→ **Stated problem**
Copy the material that follows word for word and omit its pictures.

→ **Entries supplied**
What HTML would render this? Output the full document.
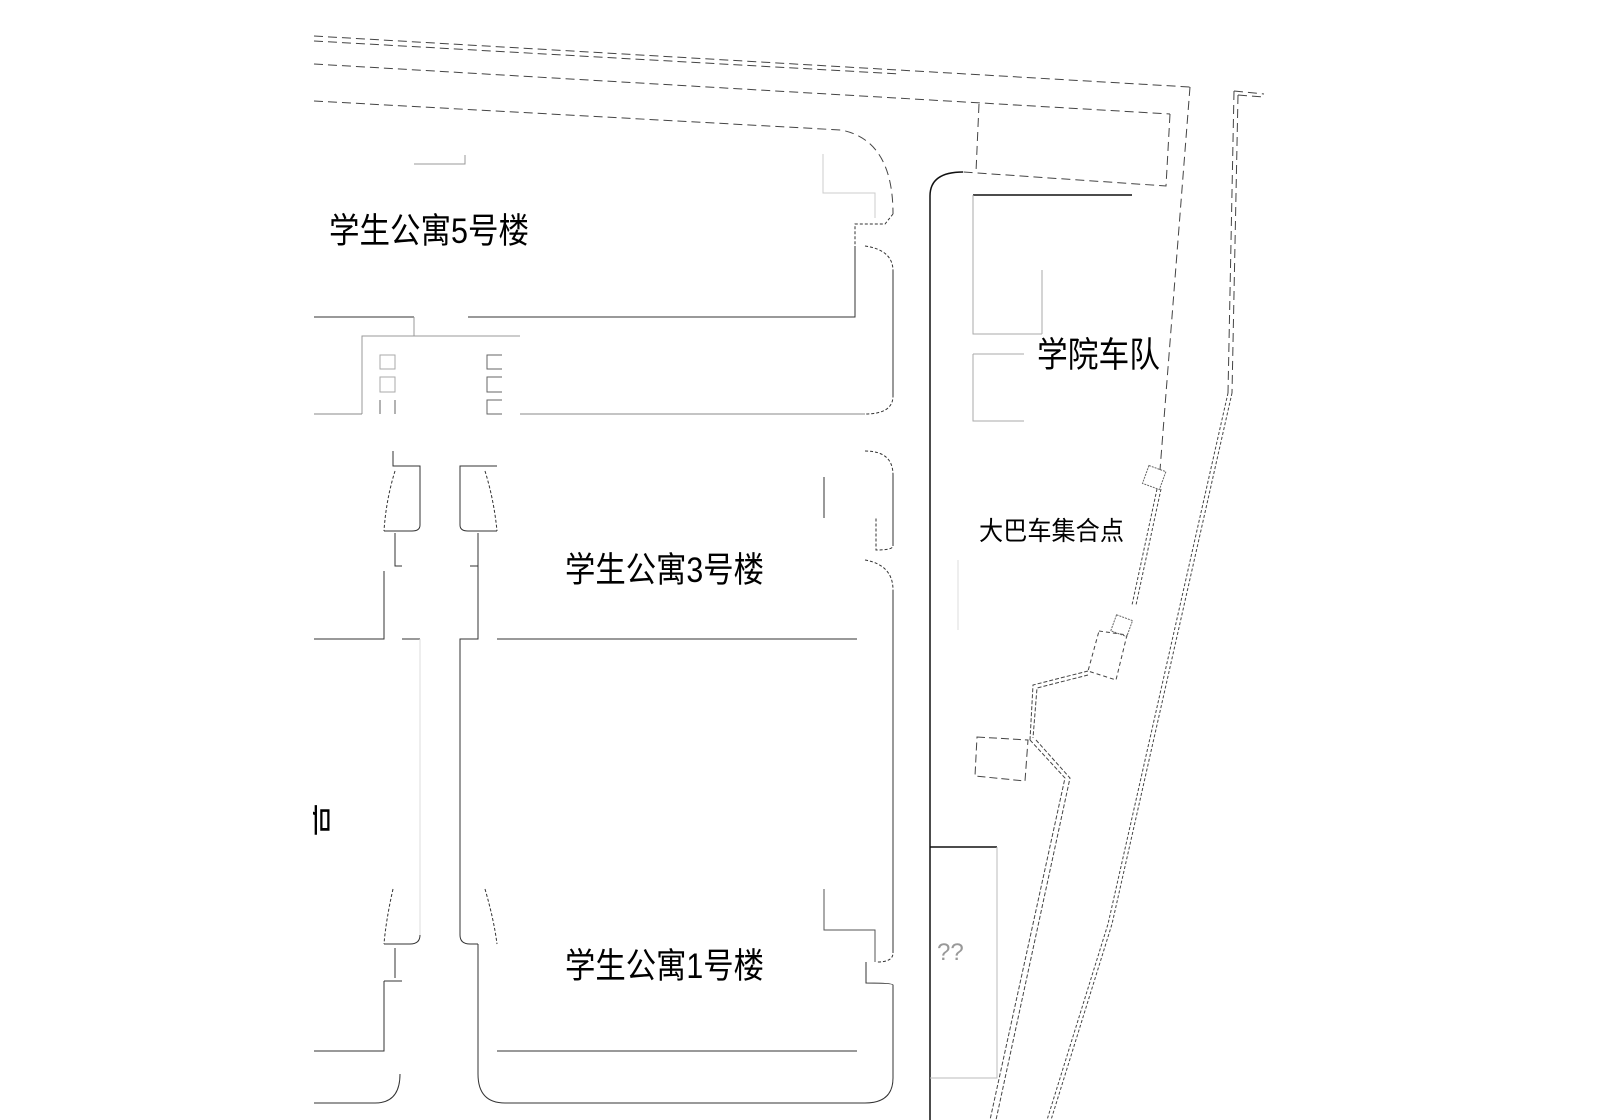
<!DOCTYPE html>
<html><head><meta charset="utf-8"><style>
html,body{margin:0;padding:0;background:#fff;}
svg{display:block}
text{font-family:"Liberation Sans","Noto Sans CJK SC",sans-serif;fill:#000}
</style></head><body>
<svg width="1600" height="1120" viewBox="0 0 1600 1120" xmlns="http://www.w3.org/2000/svg">
<defs><clipPath id="cl"><rect x="313" y="0" width="100" height="1120"/></clipPath></defs>
<g fill="none" stroke="#333" stroke-width="1">
<g stroke-dasharray="9,5" stroke="#444">
<path d="M314,36 L1190,87"/>
<path d="M314,41 L900,74"/>
<path d="M314,64 L1170,114"/>
<path d="M314,101 L841,130 Q893,140 893,214"/>
<path d="M979,104 L976,172 M1170,114 L1166,186 L963,172"/>
<path d="M1190,87 L1160,470"/>
<path d="M1157,489 L1132,605 M1161,489 L1136,605" stroke-dasharray="3,2"/>
<path d="M1234,91 L1264,94 M1238,95 L1264,97"/>
<path d="M1234,91 L1228,393 M1238,95 L1232,393"/>
<path d="M1228,393 L1108,924 L1047,1120 M1232,393 L1112,924 L1051,1120" stroke-dasharray="3,2"/>
<path d="M1099,631 L1127,635 L1116,680 L1088,671 Z" stroke-dasharray="4,3"/>
<path d="M977,737 L1028,740 L1025,781 L975,776 Z" stroke-dasharray="8,4"/>
<path d="M1088,671 L1033,685 L1030,740 M1088,675 L1037,688 L1033,738" stroke-dasharray="4,2"/>
<path d="M1030,740 L1065,778 L990,1120 M1036,740 L1070,778 L996,1120" stroke-dasharray="4,2"/>
</g>
<rect x="1145" y="468" width="18" height="19" stroke="#666" stroke-dasharray="2,1" transform="rotate(20 1154 478)"/>
<rect x="1113" y="617" width="17" height="17" stroke="#666" stroke-dasharray="2,1" transform="rotate(20 1121 626)"/>
<path d="M930,1120 L930,196 Q930,172 963,172" stroke="#111" stroke-width="1.5"/>
<path d="M414,164 L465,164 L465,155" stroke="#999"/>
<path d="M823,154 L823,193 L875,193 L875,218" stroke="#ccc"/>
<path d="M893,214 L885,224 L855,224 L855,246 M865,246 Q893,250 893,271 L893,396 Q893,414 865,414" stroke-dasharray="3,2"/>
<path d="M893,271 L893,396"/>
<path d="M314,317 L414,317 M468,317 L855,317 L855,246"/>
<path d="M414,317 L414,336 M362,414 L362,336 L520,336" stroke="#999"/>
<path d="M314,414 L362,414 M520,414 L865,414" stroke="#888"/>
<g stroke="#666">
<rect x="380" y="355" width="15" height="14" stroke="#aaa"/><rect x="380" y="377" width="15" height="15" stroke="#aaa"/><path d="M380,400 L380,414 M395,400 L395,414"/>
<path d="M502,355 L487,355 L487,369 L502,369 M502,377 L487,377 L487,392 L502,392 M502,400 L487,400 L487,414 L502,414"/>
</g>
<path d="M393,451 L393,466 L420,466 L420,525 Q420,531 412,531 L384,531"/>
<path d="M395,471 Q386,500 384,531" stroke-dasharray="3,2"/>
<path d="M497,466 L460,466 L460,525 Q460,531 468,531 L497,531"/>
<path d="M485,471 Q494,500 497,531" stroke-dasharray="3,2"/>
<path d="M395,533 L395,566 L402,566 M478,533 L478,566 L470,566"/>
<path d="M865,451 Q893,451 893,475 L893,546 Q893,550 876,550 L876,518" stroke-dasharray="3,2"/>
<path d="M893,475 L893,546"/>
<path d="M824,477 L824,518"/>
<path d="M865,560 Q893,565 893,590 L893,953 Q893,962 877,962" stroke-dasharray="3,2"/>
<path d="M893,590 L893,953"/>
<path d="M314,639 L384,639 L384,571 M402,639 L420,639"/>
<path d="M420,639 L420,935" stroke="#ddd"/>
<path d="M420,935 Q420,944 410,944 L384,944"/>
<path d="M478,560 L478,639 L460,639 L460,935 Q460,944 470,944 L478,944 M497,639 L857,639"/>
<path d="M393,889 Q386,920 384,944 M485,889 Q494,920 497,944" stroke-dasharray="3,2"/>
<path d="M395,948 L395,978 M384,981 L402,981 M384,981 L384,1051 L314,1051"/>
<path d="M478,944 L478,1074 Q478,1103 505,1103 L865,1103 Q893,1103 893,1078 L893,985 Q893,983 866,983 L866,962"/>
<path d="M400,1074 Q400,1103 375,1103 L314,1103"/>
<path d="M497,1051 L857,1051"/>
<path d="M824,889 L824,930 L875,930 L875,962" stroke="#555"/>
<path d="M973,195 L1132,195" stroke="#111" stroke-width="1.5"/>
<path d="M973,195 L973,334 L1042,334 M1042,270 L1042,334" stroke="#aaa"/>
<path d="M973,354 L1024,354 M973,354 L973,421 L1024,421" stroke="#aaa"/>
<path d="M930,847 L997,847" stroke="#111" stroke-width="1.5"/>
<path d="M997,847 L997,1078 L930,1078" stroke="#bbb"/>
<path d="M958,560 L958,630" stroke="#ddd"/>
</g>
<text x="329" y="243" font-size="35" textLength="200" lengthAdjust="spacingAndGlyphs">学生公寓5号楼</text>
<text x="565" y="582" font-size="35" textLength="199" lengthAdjust="spacingAndGlyphs">学生公寓3号楼</text>
<text x="565" y="978" font-size="35" textLength="199" lengthAdjust="spacingAndGlyphs">学生公寓1号楼</text>
<text x="1037" y="367" font-size="35" textLength="123" lengthAdjust="spacingAndGlyphs">学院车队</text>
<text x="979" y="540" font-size="26" textLength="145" lengthAdjust="spacingAndGlyphs">大巴车集合点</text>
<text x="937" y="960" font-size="24" style="fill:#999">??</text>
<g clip-path="url(#cl)"><text x="0" y="0" font-size="34" transform="translate(302,803) rotate(90)">号</text></g>
</svg>
</body></html>
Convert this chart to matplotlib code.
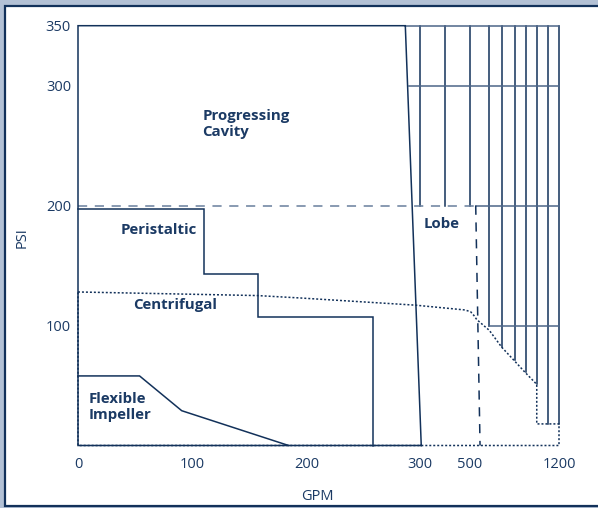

→ **The solution**
What HTML would render this? Output the full document.
<!DOCTYPE html>
<html><head><meta charset="utf-8"><style>
html,body{margin:0;padding:0;background:#fff;}
svg{display:block}
text{font-family:"Liberation Sans","Noto Sans CJK SC",sans-serif;fill:#000}
</style></head><body>
<svg width="1600" height="1120" viewBox="0 0 1600 1120" xmlns="http://www.w3.org/2000/svg">
<defs><clipPath id="cl"><rect x="313" y="0" width="100" height="1120"/></clipPath></defs>
<g fill="none" stroke="#333" stroke-width="1">
<g stroke-dasharray="9,5" stroke="#444">
<path d="M314,36 L1190,87"/>
<path d="M314,41 L900,74"/>
<path d="M314,64 L1170,114"/>
<path d="M314,101 L841,130 Q893,140 893,214"/>
<path d="M979,104 L976,172 M1170,114 L1166,186 L963,172"/>
<path d="M1190,87 L1160,470"/>
<path d="M1157,489 L1132,605 M1161,489 L1136,605" stroke-dasharray="3,2"/>
<path d="M1234,91 L1264,94 M1238,95 L1264,97"/>
<path d="M1234,91 L1228,393 M1238,95 L1232,393"/>
<path d="M1228,393 L1108,924 L1047,1120 M1232,393 L1112,924 L1051,1120" stroke-dasharray="3,2"/>
<path d="M1099,631 L1127,635 L1116,680 L1088,671 Z" stroke-dasharray="4,3"/>
<path d="M977,737 L1028,740 L1025,781 L975,776 Z" stroke-dasharray="8,4"/>
<path d="M1088,671 L1033,685 L1030,740 M1088,675 L1037,688 L1033,738" stroke-dasharray="4,2"/>
<path d="M1030,740 L1065,778 L990,1120 M1036,740 L1070,778 L996,1120" stroke-dasharray="4,2"/>
</g>
<rect x="1145" y="468" width="18" height="19" stroke="#666" stroke-dasharray="2,1" transform="rotate(20 1154 478)"/>
<rect x="1113" y="617" width="17" height="17" stroke="#666" stroke-dasharray="2,1" transform="rotate(20 1121 626)"/>
<path d="M930,1120 L930,196 Q930,172 963,172" stroke="#111" stroke-width="1.5"/>
<path d="M414,164 L465,164 L465,155" stroke="#999"/>
<path d="M823,154 L823,193 L875,193 L875,218" stroke="#ccc"/>
<path d="M893,214 L885,224 L855,224 L855,246 M865,246 Q893,250 893,271 L893,396 Q893,414 865,414" stroke-dasharray="3,2"/>
<path d="M893,271 L893,396"/>
<path d="M314,317 L414,317 M468,317 L855,317 L855,246"/>
<path d="M414,317 L414,336 M362,414 L362,336 L520,336" stroke="#999"/>
<path d="M314,414 L362,414 M520,414 L865,414" stroke="#888"/>
<g stroke="#666">
<rect x="380" y="355" width="15" height="14" stroke="#aaa"/><rect x="380" y="377" width="15" height="15" stroke="#aaa"/><path d="M380,400 L380,414 M395,400 L395,414"/>
<path d="M502,355 L487,355 L487,369 L502,369 M502,377 L487,377 L487,392 L502,392 M502,400 L487,400 L487,414 L502,414"/>
</g>
<path d="M393,451 L393,466 L420,466 L420,525 Q420,531 412,531 L384,531"/>
<path d="M395,471 Q386,500 384,531" stroke-dasharray="3,2"/>
<path d="M497,466 L460,466 L460,525 Q460,531 468,531 L497,531"/>
<path d="M485,471 Q494,500 497,531" stroke-dasharray="3,2"/>
<path d="M395,533 L395,566 L402,566 M478,533 L478,566 L470,566"/>
<path d="M865,451 Q893,451 893,475 L893,546 Q893,550 876,550 L876,518" stroke-dasharray="3,2"/>
<path d="M893,475 L893,546"/>
<path d="M824,477 L824,518"/>
<path d="M865,560 Q893,565 893,590 L893,953 Q893,962 877,962" stroke-dasharray="3,2"/>
<path d="M893,590 L893,953"/>
<path d="M314,639 L384,639 L384,571 M402,639 L420,639"/>
<path d="M420,639 L420,935" stroke="#ddd"/>
<path d="M420,935 Q420,944 410,944 L384,944"/>
<path d="M478,560 L478,639 L460,639 L460,935 Q460,944 470,944 L478,944 M497,639 L857,639"/>
<path d="M393,889 Q386,920 384,944 M485,889 Q494,920 497,944" stroke-dasharray="3,2"/>
<path d="M395,948 L395,978 M384,981 L402,981 M384,981 L384,1051 L314,1051"/>
<path d="M478,944 L478,1074 Q478,1103 505,1103 L865,1103 Q893,1103 893,1078 L893,985 Q893,983 866,983 L866,962"/>
<path d="M400,1074 Q400,1103 375,1103 L314,1103"/>
<path d="M497,1051 L857,1051"/>
<path d="M824,889 L824,930 L875,930 L875,962" stroke="#555"/>
<path d="M973,195 L1132,195" stroke="#111" stroke-width="1.5"/>
<path d="M973,195 L973,334 L1042,334 M1042,270 L1042,334" stroke="#aaa"/>
<path d="M973,354 L1024,354 M973,354 L973,421 L1024,421" stroke="#aaa"/>
<path d="M930,847 L997,847" stroke="#111" stroke-width="1.5"/>
<path d="M997,847 L997,1078 L930,1078" stroke="#bbb"/>
<path d="M958,560 L958,630" stroke="#ddd"/>
</g>
<text x="329" y="243" font-size="35" textLength="200" lengthAdjust="spacingAndGlyphs">学生公寓5号楼</text>
<text x="565" y="582" font-size="35" textLength="199" lengthAdjust="spacingAndGlyphs">学生公寓3号楼</text>
<text x="565" y="978" font-size="35" textLength="199" lengthAdjust="spacingAndGlyphs">学生公寓1号楼</text>
<text x="1037" y="367" font-size="35" textLength="123" lengthAdjust="spacingAndGlyphs">学院车队</text>
<text x="979" y="540" font-size="26" textLength="145" lengthAdjust="spacingAndGlyphs">大巴车集合点</text>
<text x="937" y="960" font-size="24" style="fill:#999">??</text>
<g clip-path="url(#cl)"><text x="0" y="0" font-size="34" transform="translate(302,803) rotate(90)">号</text></g>
</svg>
</body></html>
Convert this chart to matplotlib code.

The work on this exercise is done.